Although Svidler failed to establish himself as an all-time chess great, in Part II he explains why chess captivates him (and millions of other people who are spellbound by the beauty, wonder, mystery and horror of chess):

I think it's an incredibly beautiful game. It can bring you a lot of joy if you study it and begin to understand it. You do need to put in some work because the "problem" with chess is that you do need to get past a certain level to begin appreciating just how beautiful it can be...

It has a somewhat mystical quality for me. In its best aspects it's like music or literature. It can create a feeling of wonder and beauty--obviously not every day, but it can. That's the reason I'm still happy I'm playing it because every now and then you create something which makes you think, yeah, that really was something which will remain. It's more than a game--at least I like to think so...

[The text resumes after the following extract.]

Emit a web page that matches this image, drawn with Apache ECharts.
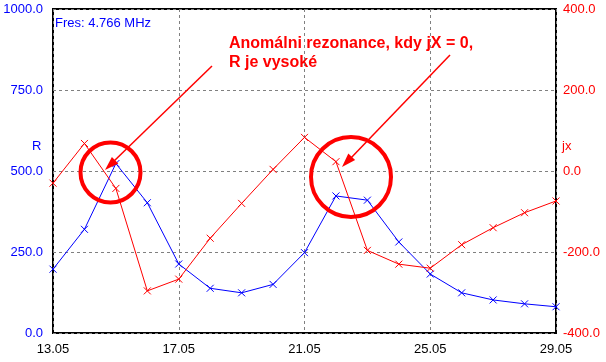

Success and recognition and all those things are important, clearly--who doesn't want those?--but this feeling that you get every now and then that you're completely in control of what you're doing over the board and the pieces listen to you and do what you say… For me that's absolutely fantastic and what I'm searching for--what I'm playing for.  

Svidler nailed it: chess provides both a means to express oneself artistically and a way to at least have the illusion of exercising control in a world that often seems very chaotic and unpredictable.